The whitepaper details the learning capabilities of AI agents through three distinct approaches. In-context learning allows agents to adapt to new situations using immediate examples and instructions. Retrieval-based learning enables them to access and utilize stored information dynamically. Fine-tuning based learning helps agents develop specialized expertise in particular domains or tasks.
Practical implementation of AI agents
Practical implementation of AI agents involves careful consideration of their components and capabilities. The document describes how developers can use frameworks like LangChain and LangGraph to construct agent architectures, emphasizing the importance of selecting appropriate tools and reasoning frameworks for specific use cases. The integration of these elements creates a system capable of understanding user queries, formulating response strategies, and executing actions through various tools and APIs.

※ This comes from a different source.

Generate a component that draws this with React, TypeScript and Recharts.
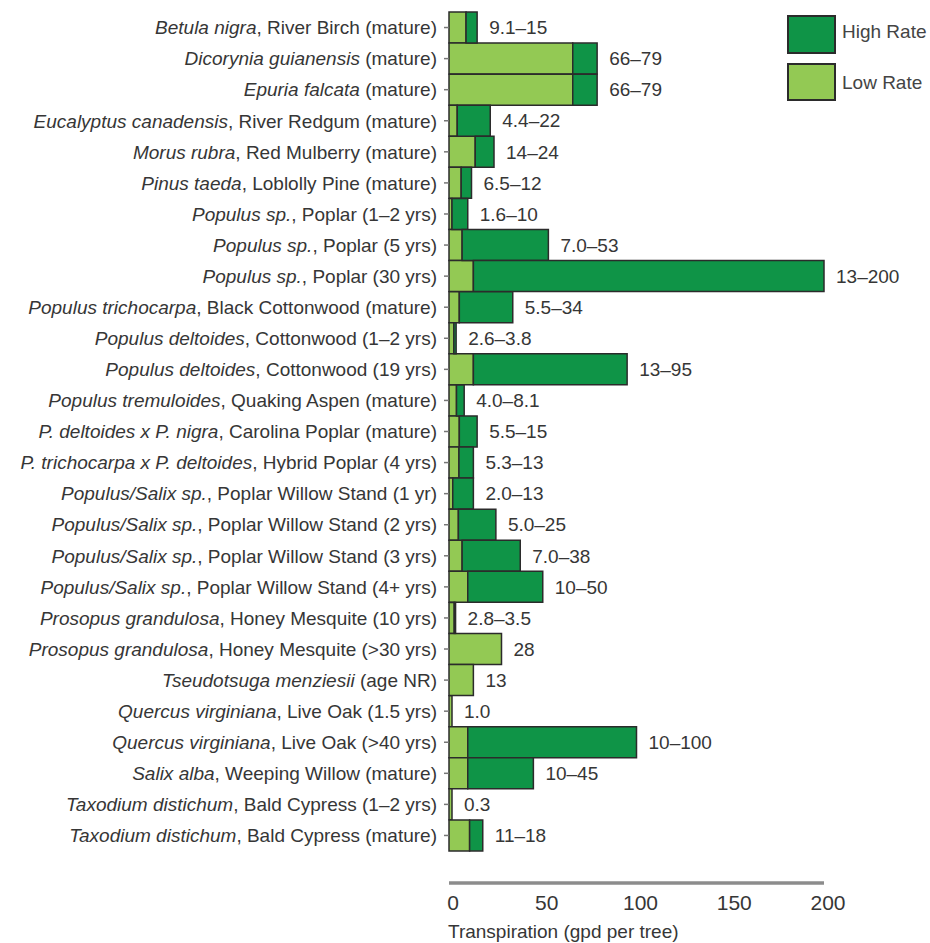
import React from 'react';
import { BarChart, Bar, XAxis, YAxis, LabelList, Legend } from 'recharts';

const speciesNames = [
  'Betula nigra',
  'Dicorynia guianensis',
  'Epuria falcata',
  'Eucalyptus canadensis',
  'Morus rubra',
  'Pinus taeda',
  'Populus sp.',
  'Populus sp.',
  'Populus sp.',
  'Populus trichocarpa',
  'Populus deltoides',
  'Populus deltoides',
  'Populus tremuloides',
  'P. deltoides x P. nigra',
  'P. trichocarpa x P. deltoides',
  'Populus/Salix sp.',
  'Populus/Salix sp.',
  'Populus/Salix sp.',
  'Populus/Salix sp.',
  'Prosopus grandulosa',
  'Prosopus grandulosa',
  'Tseudotsuga menziesii',
  'Quercus virginiana',
  'Quercus virginiana',
  'Salix alba',
  'Taxodium distichum',
  'Taxodium distichum',
];

const commonNames = [
  ', River Birch (mature)',
  ' (mature)',
  ' (mature)',
  ', River Redgum (mature)',
  ', Red Mulberry (mature)',
  ', Loblolly Pine (mature)',
  ', Poplar (1–2 yrs)',
  ', Poplar (5 yrs)',
  ', Poplar (30 yrs)',
  ', Black Cottonwood (mature)',
  ', Cottonwood (1–2 yrs)',
  ', Cottonwood (19 yrs)',
  ', Quaking Aspen (mature)',
  ', Carolina Poplar (mature)',
  ', Hybrid Poplar (4 yrs)',
  ', Poplar Willow Stand (1 yr)',
  ', Poplar Willow Stand (2 yrs)',
  ', Poplar Willow Stand (3 yrs)',
  ', Poplar Willow Stand (4+ yrs)',
  ', Honey Mesquite (10 yrs)',
  ', Honey Mesquite (>30 yrs)',
  ' (age NR)',
  ', Live Oak (1.5 yrs)',
  ', Live Oak (>40 yrs)',
  ', Weeping Willow (mature)',
  ', Bald Cypress (1–2 yrs)',
  ', Bald Cypress (mature)',
];

const lowRates = [9.1, 66, 66, 4.4, 14, 6.5, 1.6, 7.0, 13, 5.5, 2.6, 13, 4.0, 5.5, 5.3, 2.0, 5.0, 7.0, 10, 2.8, 28, 13, 1.0, 10, 10, 0.3, 11];
const highRates: (number | null)[] = [15, 79, 79, 22, 24, 12, 10, 53, 200, 34, 3.8, 95, 8.1, 15, 13, 13, 25, 38, 50, 3.5, null, null, null, 100, 45, null, 18];
const rangeLabels = ['9.1–15', '66–79', '66–79', '4.4–22', '14–24', '6.5–12', '1.6–10', '7.0–53', '13–200', '5.5–34', '2.6–3.8', '13–95', '4.0–8.1', '5.5–15', '5.3–13', '2.0–13', '5.0–25', '7.0–38', '10–50', '2.8–3.5', '28', '13', '1.0', '10–100', '10–45', '0.3', '11–18'];
const xTicks = [0, 50, 100, 150, 200];

const fullNames = speciesNames.map((s, i) => s + commonNames[i]);

const data = speciesNames.map((s, i) => ({
  name: fullNames[i],
  low: lowRates[i],
  diff: highRates[i] == null ? null : (highRates[i] as number) - lowRates[i],
  top: highRates[i] == null ? lowRates[i] : (highRates[i] as number),
  label: rangeLabels[i],
}));

const FONT = '"Liberation Sans", Arial, Helvetica, sans-serif';
const TEXT = '#363636';
const DARK = '#0f9447';
const LIGHT = '#93c954';
const EDGE = '#2b2b2b';
const PX_PER_UNIT = 375 / 200;

const YTick = (props: any) => {
  const { x, y, payload } = props;
  const i = fullNames.indexOf(payload.value);
  return (
    <text x={x} y={y} dy="0.355em" textAnchor="end" fontSize={19} fill={TEXT} fontFamily={FONT}>
      <tspan fontStyle="italic">{speciesNames[i]}</tspan>
      <tspan>{commonNames[i]}</tspan>
    </text>
  );
};

const XTick = (props: any) => {
  const { x, y, payload } = props;
  return (
    <text x={x + 4} y={y + 27} textAnchor="middle" fontSize={21} fill={TEXT} fontFamily={FONT}>
      {payload.value}
    </text>
  );
};

const RangeLabel = (props: any) => {
  const { x, y, height, index } = props;
  const d = data[index];
  if (!d) return null;
  const end = Number(x) + Math.max(d.top * PX_PER_UNIT, 3);
  return (
    <text x={end + 12} y={Number(y) + Number(height) / 2} dy="0.355em" fontSize={19} fill={TEXT} fontFamily={FONT}>
      {d.label}
    </text>
  );
};

const LegendBox = () => (
  <div style={{ position: 'relative', width: 930, height: 0, fontFamily: FONT }}>
    <div style={{ position: 'absolute', left: 787, top: 15, width: 45, height: 35, background: DARK, border: `2px solid ${EDGE}` }} />
    <div style={{ position: 'absolute', left: 842, top: 20, fontSize: 19, color: '#444', lineHeight: '24px', whiteSpace: 'nowrap' }}>High Rate</div>
    <div style={{ position: 'absolute', left: 787, top: 63, width: 45, height: 34, background: LIGHT, border: `2px solid ${EDGE}` }} />
    <div style={{ position: 'absolute', left: 842, top: 71, fontSize: 19, color: '#444', lineHeight: '24px', whiteSpace: 'nowrap' }}>Low Rate</div>
  </div>
);

export default function App() {
  return (
    <div style={{ position: 'absolute', left: 0, top: 0, width: 930, height: 943, background: '#fff' }}>
      <BarChart
        width={930}
        height={943}
        data={data}
        layout="vertical"
        margin={{ top: 12, right: 106, bottom: 0, left: 0 }}
        barCategoryGap={0}
      >
        <XAxis
          type="number"
          domain={[0, 200]}
          ticks={xTicks}
          height={60}
          axisLine={{ stroke: '#8c8c8c', strokeWidth: 3.5 }}
          tickLine={false}
          tickSize={0}
          tickMargin={0}
          tick={<XTick />}
          label={{
            content: (p: any) => (
              <text x={p.viewBox.x - 1} y={p.viewBox.y + 55} fontSize={19} fill={TEXT} fontFamily={FONT}>
                Transpiration (gpd per tree)
              </text>
            ),
          }}
        />
        <YAxis
          type="category"
          dataKey="name"
          width={449}
          interval={0}
          padding={{ top: 0, bottom: 32 }}
          axisLine={false}
          tickLine={{ stroke: '#777', strokeWidth: 1.5 }}
          tickSize={5}
          tickMargin={7}
          tick={<YTick />}
        />
        <Legend
          layout="horizontal"
          verticalAlign="middle"
          align="center"
          wrapperStyle={{ position: 'absolute', left: 0, top: 0, width: 930, height: 0 }}
          content={() => <LegendBox />}
        />
        <Bar dataKey="low" name="Low Rate" stackId="a" fill={LIGHT} stroke={EDGE} strokeWidth={1.5} minPointSize={3} isAnimationActive={false}>
          <LabelList dataKey="label" content={<RangeLabel />} />
        </Bar>
        <Bar dataKey="diff" name="High Rate" stackId="a" fill={DARK} stroke={EDGE} strokeWidth={1.5} isAnimationActive={false} />
      </BarChart>
    </div>
  );
}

The future of AI agents, according to the whitepaper, lies in their increasing sophistication and ability to handle complex tasks. The concept of "agent chaining" emerges as a particularly promising development, where multiple specialized agents collaborate to address complex challenges. This approach mirrors human expert collaboration, with each agent contributing specific expertise to achieve broader objectives.
The document concludes by noting that while AI agents represent a significant advancement in artificial intelligence, their development requires careful consideration of architectural choices, tool selection, and implementation strategies. Success in deploying AI agents depends on understanding their capabilities and limitations, and appropriately matching them to specific use cases and requirements.
This comprehensive understanding of AI agents highlights their role as bridge-builders between human intelligence and machine capabilities, creating systems that can effectively assist in complex problem-solving while maintaining the flexibility to adapt to new challenges and requirements.